Thursday, August 16, 2012

Government Motors Failing Already?

Once, General Motors was the largest automaker in the world.  For a long time, it was the largest automaker in the country.  Then, decades of mismanagement, union thuggery, and just generally selling cars no one wanted lead it into decline and, finally insolvency.  The end was seriously nigh.  The curtain was closing on this once great car company.

Unable to face the horror of a GM collapse, and unwilling to leave it to blind fate, King Barack The Magnificent invalidated decades, if not centuries, of bankruptcy law and engineered the GM Bailout.  With a price tag in the billions of dollars, and requiring that secured bond holders be denied their claims, the GM Bailout was laughably illegal.  But, we were told, it was necessary to save GM, and, it was darkly suggested, the country.
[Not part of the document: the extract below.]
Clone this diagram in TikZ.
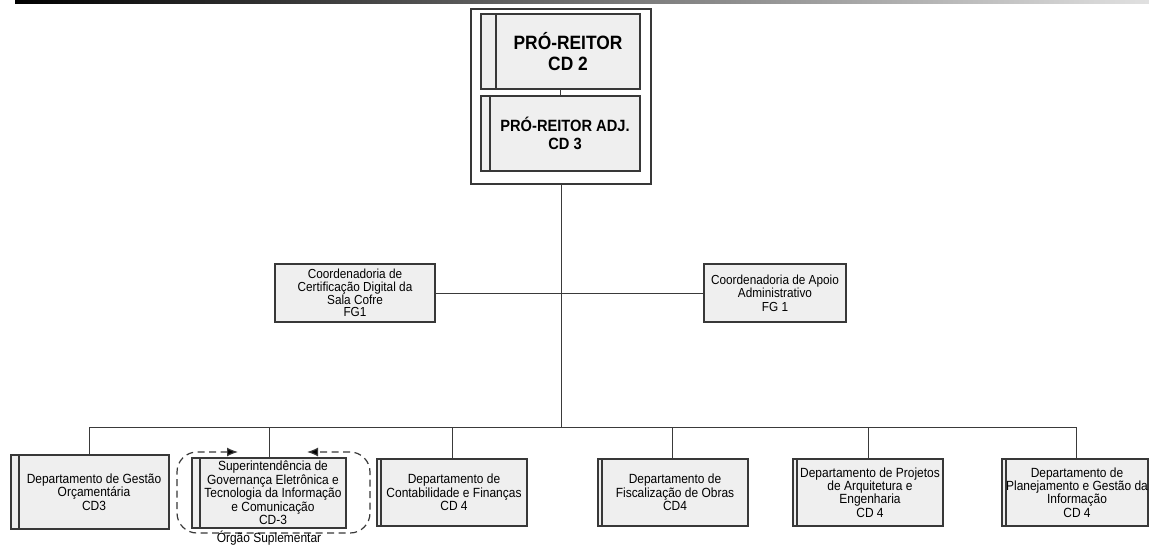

In the end, the US Government established a de facto new Board and installed a new CEO.  You, the US Taxpayer, own over a quarter of the company.  Most of the rest is owned by the UAW.  Very specifically unchecked by the Federal Government, the Union extracted a very nice contract for itself from GM.  Not for GM was the much reduced in cost contract that Ford Negotiated.  Neither would the union or the US Government simply allow GM to return back to private ownership.
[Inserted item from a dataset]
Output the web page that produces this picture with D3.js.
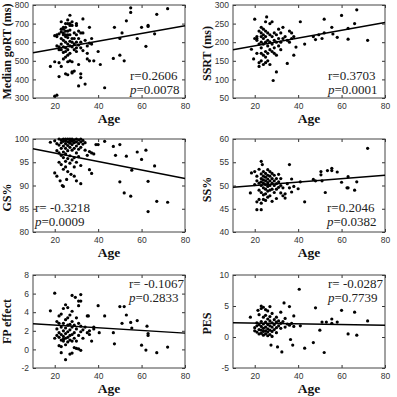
<!DOCTYPE html>
<html>
<head>
<meta charset="utf-8">
<script src="https://cdn.jsdelivr.net/npm/d3@7"></script>
<style>
  body { margin: 0; background: #fff; }
  .tick text { font-family: "Liberation Sans", Arial, sans-serif; font-size: 8.5px; fill: #333; }
  .tick line { stroke: #333; }
  .lab { font-family: "Liberation Serif", "Times New Roman", serif; font-weight: bold; fill: #111; }
  .stat { font-family: "Liberation Serif", "Times New Roman", serif; font-size: 13px; fill: #222; }
</style>
</head>
<body>
<div id="chart"></div>
<script>
// age ticks shared by every panel
var ageTicks = [20, 40, 60, 80];

// [age, value] pairs
var goRT = [
  [18,470],[20,310],[21,315],[22,415],[23,710],[25,430],[26,425],[27,745],[28,440],[29,445],[28,435],
  [30,700],[31,365],[32,410],[32,430],[33,725],[34,375],[35,510],[36,500],[36,680],[37,620],[37,590],
  [38,500],[40,550],[41,480],[43,355],[47.5,680],[47,513],[50,530],[50,620],[51,650],[52,500],[53,715],
  [55,785],[55,760],[58,620],[60,680],[62,578],[63,685],[63,690],[66,645],[67,750],[72,780],
  [20,635],[21,640],[21,630],[22,645],[22,575],[22,560],[21,580],[20,495],[22,490],[23,470],[23,670],
  [23,655],[23,620],[23,590],[23,560],[24,680],[24,670],[24,650],[24,640],[24,610],[24,575],[24,545],
  [24,510],[25,700],[25,680],[25,660],[25,640],[25,630],[25,600],[25,570],[25,550],[25,520],[26,720],
  [26,700],[26,660],[26,640],[26,625],[26,590],[26,560],[26,530],[26,495],[27,700],[27,690],[27,665],
  [27,640],[27,605],[27,580],[27,540],[27,500],[28,710],[28,690],[28,620],[28,600],[28,575],[28,495],
  [29,650],[29,620],[29,590],[29,560],[30,690],[30,640],[30,600],[30,570],[30,550],[31,660],[31,620],
  [31,585],[31,480],[32,650],[32,600],[32,570],[33,650],[33,555],[34,610],[35,540],[35,580],[36,595]
];
var ssrt = [
  [20,262],[19.5,155],[18.5,181],[21,210],[25.5,268],[28.5,97],[30,120],[35,143],[41,255],[38,165],
  [39,187],[43,195],[47,215],[48,207],[49.5,220],[51,210],[52,262],[52,225],[55.5,240],[56,222],[58,213],
  [60,272],[63,208],[63,237],[66,250],[67,287],[72,205],
  [20,210],[21,205],[21,170],[21,215],[22,195],[22,230],[22,145],[22,135],[23,240],[23,225],[23,215],
  [23,200],[23,185],[23,170],[23,150],[24,235],[24,220],[24,210],[24,195],[24,165],[24,140],[25,255],
  [25,230],[25,215],[25,200],[25,175],[25,160],[25,145],[26,225],[26,205],[26,190],[26,170],[26,150],
  [27,250],[27,220],[27,200],[27,180],[27,140],[28,255],[28,215],[28,195],[28,175],[29,225],[29,205],
  [29,185],[29,170],[30,220],[30,200],[30,165],[31,235],[31,210],[31,190],[32,225],[32,200],[32,180],
  [33,240],[33,210],[34,215],[35,205],[36,230],[36,200],[37,225],[37,210],[38,215]
];
var gsPct = [
  [20,92.7],[21,92],[22.5,91],[23.5,90],[24,89.8],[25.5,91.3],[27.5,92.4],[29,92],[30,91],[32,90.4],
  [36,93.4],[37,92.6],[47,98.4],[48,96.5],[50,98.8],[50,90.8],[52,88.4],[53,96.3],[55,87.7],[55.5,93.3],
  [58,97.2],[60,95.6],[62,97.6],[63,90.9],[63,84.4],[66,94.2],[67,86.6],[72,86.4],[43,99.5],[40,98.8],[39,98.8],
  [18,99.3],[20,99.6],[21,99],[21,97.5],[22,100],[22,98.7],[22,97],[22,95],[23,99.8],[23,99.2],[23,98],
  [23,96.5],[23,94.5],[24,100],[24,99.5],[24,98.5],[24,97.2],[24,96],[24,93.5],[25,100],[25,99.6],[25,99],
  [25,98],[25,96.8],[25,95.2],[25,94],[26,100],[26,99.4],[26,98.6],[26,97.5],[26,95.8],[26,93],[27,100],
  [27,99.7],[27,99.1],[27,98.2],[27,96.4],[27,94.8],[28,100],[28,99.5],[28,98.8],[28,97.6],[28,95.5],
  [29,99.8],[29,99.2],[29,98],[29,96],[29,94],[30,100],[30,99.4],[30,98.5],[30,97],[30,95],[31,99.8],
  [31,99],[31,97.8],[31,96.2],[32,100],[32,99.4],[32,98.2],[32,94.3],[33,99.7],[33,98.9],[34,99.2],
  [34,97.6],[35,96.5],[36,97.3],[37,97],[38,96.8]
];
var ssPct = [
  [72,58],[18,48.4],[18.5,52.7],[20,53],[21,44.8],[23,44.8],[23,55.2],[23.5,54.5],[36,54.5],[43,46.5],
  [47,51.3],[48,51],[50.5,53],[50.5,52.3],[51,51],[52.5,48.5],[53.5,53.2],[55.5,53.7],[55.5,53.2],
  [58,52.9],[60,50.7],[62.5,49.5],[63,49.5],[63,51.9],[66,49],[67,50.8],
  [20,50.2],[21,52],[21,46.5],[21,51],[22,50.5],[22,49],[22,47],[22,53.5],[23,52.5],[23,51.5],[23,50.8],
  [23,50],[23,48.5],[23,46.2],[24,53],[24,52],[24,51.2],[24,50.5],[24,49.5],[24,48],[24,47],[25,52.6],
  [25,51.8],[25,51],[25,50.2],[25,49.2],[25,48.2],[25,46.8],[26,53.4],[26,52.2],[26,51.4],[26,50.6],
  [26,49.8],[26,48.8],[26,47.5],[27,53],[27,52],[27,51],[27,50],[27,49],[27,47.8],[28,52.6],[28,51.5],
  [28,50.5],[28,49.2],[28,46.6],[29,52.2],[29,51],[29,50],[29,48.5],[30,51.5],[30,50.4],[30,49.2],
  [30,47.2],[31,52.4],[31,50.8],[31,49.6],[32,51.5],[32,50],[32,48.4],[33,49.5],[33,47.8],[34,48.2],
  [34,47.3],[35,50.4],[36,49.5],[37,51.4],[37,48.6],[38,49.8],[40,49.3],[41,50.8]
];
var fpEffect = [
  [18,4.15],[20,6.05],[22,3.6],[22,2.8],[23,-0.35],[25,-1.1],[28,5.8],[29.5,5.6],[31,4.7],[31,5.2],
  [32,5.9],[32,5.2],[35,3.6],[35.5,3.6],[40,4.7],[40.5,1.8],[43,3.6],[47,1.8],[47.5,0.6],[50,4.6],
  [52,4.6],[53,3.7],[51,2.8],[55,2.9],[55.5,2.3],[58,3.1],[60,0.45],[62,-0.07],[62.5,2.5],[63,1.5],
  [67,-0.35],[72,0.25],[63,1.7],
  [20,1.2],[21,1.5],[21,2.2],[21,3],[22,1.3],[22,1.8],[22,0.4],[23,1],[23,1.6],[23,2.4],[23,3.8],
  [23,0.3],[24,1.1],[24,1.4],[24,2],[24,2.8],[24,4.4],[24,0.9],[25,1.2],[25,1.7],[25,2.3],[25,3.2],
  [25,4.8],[25,0.5],[26,0.8],[26,1.3],[26,1.9],[26,2.6],[26,3.4],[26,4.5],[27,1],[27,1.5],[27,2.1],
  [27,2.7],[27,3.7],[27,-0.5],[28,0.9],[28,1.6],[28,2.4],[28,3],[28,4.1],[28,-0.4],[29,1.2],[29,1.8],
  [29,2.6],[29,0.2],[30,0.9],[30,2.2],[30,3.4],[30,0.1],[31,1.5],[31,2.8],[31,0.05],[32,1.9],[32,2.5],
  [32,-0.1],[33,2.1],[33,1.2],[34,2.4],[35,1.8],[36,1.6],[36,2],[37,0.9],[38,2.4],[38,2.2]
];
var pes = [
  [18,3.2],[21.5,4.3],[23,5],[40.5,7.7],[33.5,5.5],[36,4.9],[38,3.4],[36.5,-0.4],[37.5,-1.3],
  [32.5,-2.4],[30.5,-1.6],[27.5,-1.3],[43,-1.8],[47,-0.9],[48,4.7],[50,1.1],[52,-2.5],[51,2.4],
  [53,2.4],[55.5,2.9],[55.5,2.2],[58,2.4],[60,4.3],[63,0.5],[66,4],[67,0.3],[72,2.6],[41,1.8],
  [20,1],[20,1.5],[21,0.8],[21,1.8],[21,2.3],[22,0.5],[22,1.2],[22,2],[22,3.6],[23,0.6],[23,1.1],
  [23,1.7],[23,2.5],[23,4.6],[24,0.3],[24,0.9],[24,1.4],[24,2.1],[24,3.2],[24,4.8],[25,0.5],[25,1],
  [25,1.6],[25,2.4],[25,3.5],[25,4.4],[26,0.2],[26,0.8],[26,1.3],[26,2],[26,2.9],[26,4.2],[27,0.4],
  [27,1.1],[27,1.8],[27,2.6],[27,3.3],[27,4.9],[28,0.1],[28,0.9],[28,1.6],[28,2.3],[28,3.8],[29,1.2],
  [29,2],[29,2.8],[30,0.7],[30,1.5],[30,2.4],[30,3.2],[31,1.8],[31,2.6],[32,1.4],[32,2.2],[32,4],
  [33,2.5],[34,1.6],[34,3],[35,2.1],[36,1.9],[37,2.2],[38,1.7]
];

// regression line values at age 10 and age 80
var fitLines = [[543, 688], [180, 253], [97.9, 91.5], [49.6, 52.2], [2.75, 1.75], [2.28, 1.9]];
var rValues = ["r=0.2606", "r=0.3703", "r= -0.3218", "r=0.2046", "r= -0.1067", "r= -0.0287"];
var pValues = ["=0.0078", "=0.0001", "=0.0009", "=0.0382", "=0.2833", "=0.7739"];
var yLabels = ["Median goRT (ms)", "SSRT (ms)", "GS%", "SS%", "FP effect", "PES"];
var yDomains = [[300, 800], [50, 300], [80, 100], [40, 60], [-2, 8], [-5, 10]];
var yTicks = [
  [300, 400, 500, 600, 700, 800],
  [50, 100, 150, 200, 250, 300],
  [80, 85, 90, 95, 100],
  [40, 45, 50, 55, 60],
  [-2, 0, 2, 4, 6, 8],
  [-5, 0, 5, 10]
];
var series = [goRT, ssrt, gsPct, ssPct, fpEffect, pes];

var W = 397, H = 397;
var colX = [33, 233], rowY = [5, 139, 275];
var pw = 152, ph = 93;
// where the r / p text goes, relative to the box
var statPos = [[97, 75], [95, 75], [2, 73], [94, 73], [96, 13], [95, 13]];
// y label nudges down from box centre
var labShift = [0, 2, 12, 4, 0, 2];

var svg = d3.select("#chart").append("svg")
  .attr("width", W)
  .attr("height", H);

series.forEach(function(data, i) {
  var col = i % 2, row = Math.floor(i / 2);
  var g = svg.append("g")
    .attr("transform", "translate(" + colX[col] + "," + rowY[row] + ")");

  var x = d3.scaleLinear().domain([10, 80]).range([0, pw]);
  var y = d3.scaleLinear().domain(yDomains[i]).range([ph, 0]);

  g.append("g")
    .attr("transform", "translate(0," + ph + ")")
    .call(d3.axisBottom(x).tickValues(ageTicks).tickSize(-3).tickPadding(5).tickFormat(d3.format("d")))
    .call(function(a) { a.select(".domain").remove(); });
  g.append("g")
    .call(d3.axisTop(x).tickValues(ageTicks).tickSize(-3).tickFormat(""))
    .call(function(a) { a.select(".domain").remove(); });
  g.append("g")
    .call(d3.axisLeft(y).tickValues(yTicks[i]).tickSize(-3).tickPadding(4).tickFormat(function(d) { return String(d); }))
    .call(function(a) { a.select(".domain").remove(); });
  g.append("g")
    .attr("transform", "translate(" + pw + ",0)")
    .call(d3.axisRight(y).tickValues(yTicks[i]).tickSize(-3).tickFormat(""))
    .call(function(a) { a.select(".domain").remove(); });

  g.append("rect")
    .attr("width", pw)
    .attr("height", ph)
    .attr("fill", "none")
    .attr("stroke", "#444")
    .attr("stroke-width", 1);

  g.selectAll("circle")
    .data(data)
    .enter()
    .append("circle")
    .attr("cx", function(d) { return x(d[0]); })
    .attr("cy", function(d) { return y(d[1]); })
    .attr("r", 1.6)
    .attr("fill", "#000");

  var line = d3.line()
    .x(function(d) { return x(d[0]); })
    .y(function(d) { return y(d[1]); });
  g.append("path")
    .datum([[10, fitLines[i][0]], [80, fitLines[i][1]]])
    .attr("d", line)
    .attr("fill", "none")
    .attr("stroke", "#000")
    .attr("stroke-width", 1.5);

  g.append("text")
    .attr("class", "stat")
    .attr("x", statPos[i][0])
    .attr("y", statPos[i][1])
    .text(rValues[i]);
  var pt = g.append("text")
    .attr("class", "stat")
    .attr("x", statPos[i][0])
    .attr("y", statPos[i][1] + 13.5);
  pt.append("tspan").attr("font-style", "italic").text("p");
  pt.append("tspan").text(pValues[i]);

  g.append("text")
    .attr("class", "lab")
    .attr("x", pw / 2)
    .attr("y", ph + 25)
    .attr("text-anchor", "middle")
    .attr("font-size", 13.5)
    .text("Age");

  g.append("text")
    .attr("class", "lab")
    .attr("transform", "translate(-22," + (ph / 2 + labShift[i]) + ") rotate(-90)")
    .attr("text-anchor", "middle")
    .attr("font-size", 12)
    .text(yLabels[i]);
});
</script>
</body>
</html>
Where Ford has battled back from the brink and is still making the number 1 truck in America, GM is still flailing.  GM has spent immense sums of money on bringing the Chevy Volt to market.  This car, mandated by the Government, is one that no one wants and isn't even as good as it's closest competitor, the Nissan Leaf.  A compact sedan that costs more than some full-sized sedans, and that includes a hefty subsidy from you, the US Taxpayer, the Volt is only moving at fire-sale prices.  By which I mean: when it spontaneously combusts.
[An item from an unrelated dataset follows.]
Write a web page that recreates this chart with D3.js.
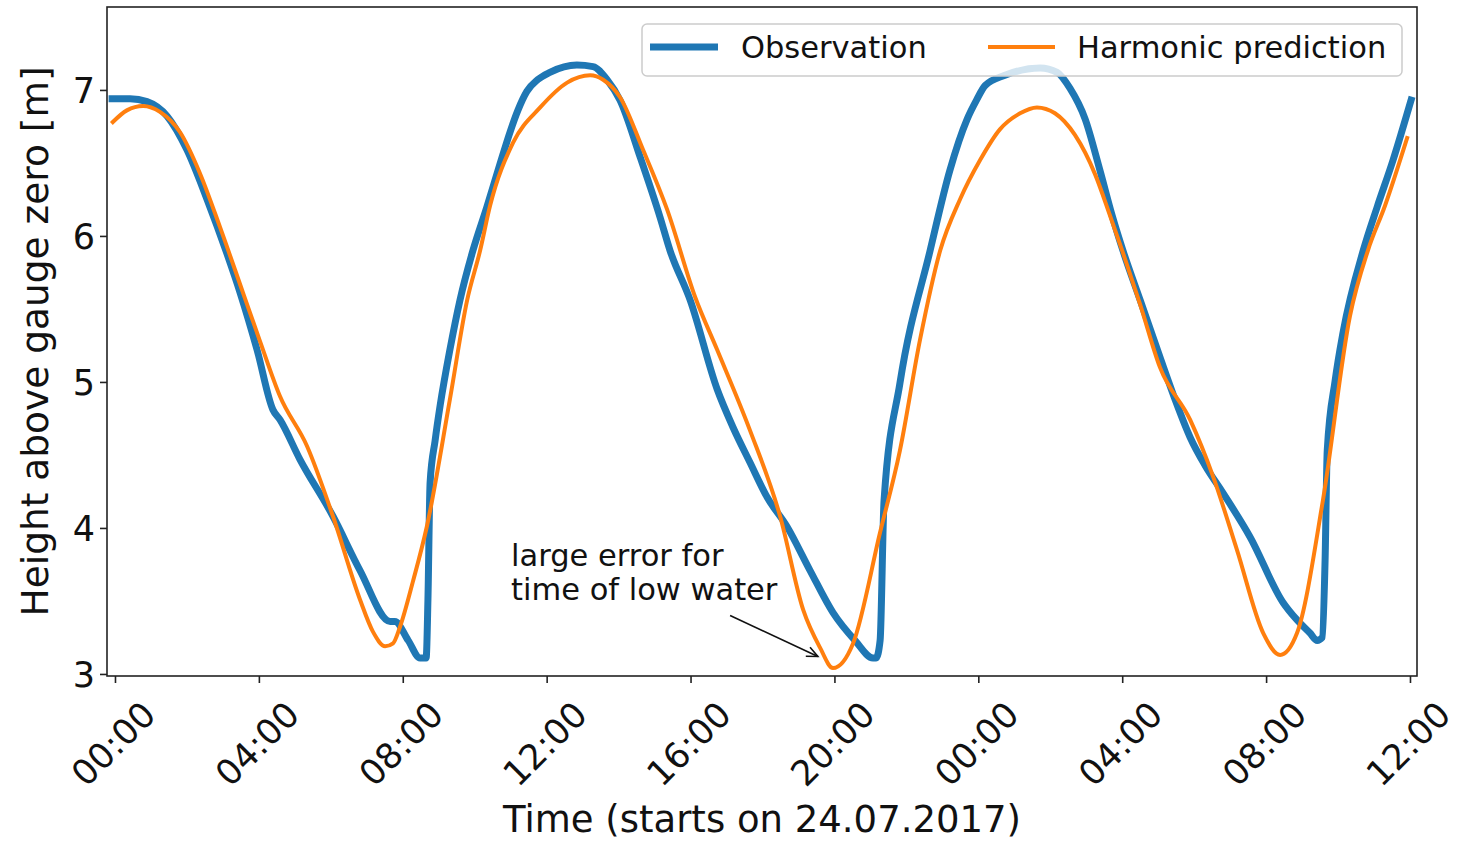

So it should come as no surprise that GM is once more on the path to bankruptcy.  Math will not be denied, nor will the laws of competition.  If you make a product that is more expensive than your competitors, but isn't as good, you're not going to make money.  Add to that a Barack Obama approved CEO who had never worked in the auto industry before getting the job, and you can see why GM is on a collision course with reality.

Now there are two questions.  The first, which only time will answer, is if GM can turn things around, or when (more likely) they will actually be forced to go into bankruptcy again.  The second is, when (yeah, I'm not going with 'if') they are forced into bankruptcy, will they actually be allowed to go through it correctly.

See, had GM been allowed to go through the normal bankruptcy, things would be very different.  First off, the secured bond holders would have gotten their just share.  Beyond that, though, GM would have been able to shed its crippling union contracts.  They would have been able to restructure their debt.  Perhaps most importantly, they would have been able to select their own CEO.  Say, I don't know, someone who knew cars.

Instead, we're faced with a second bankruptcy, probably, within the next few years.  Worse than that, we're faced with the prospect that the Federal Government will try again to "save" GM by bailing it out.  Buy why should they care, it's not their money, right?




As an addendum, remember when Obama said that GM had come roaring back after the bail out?  Yeah.  Not so much.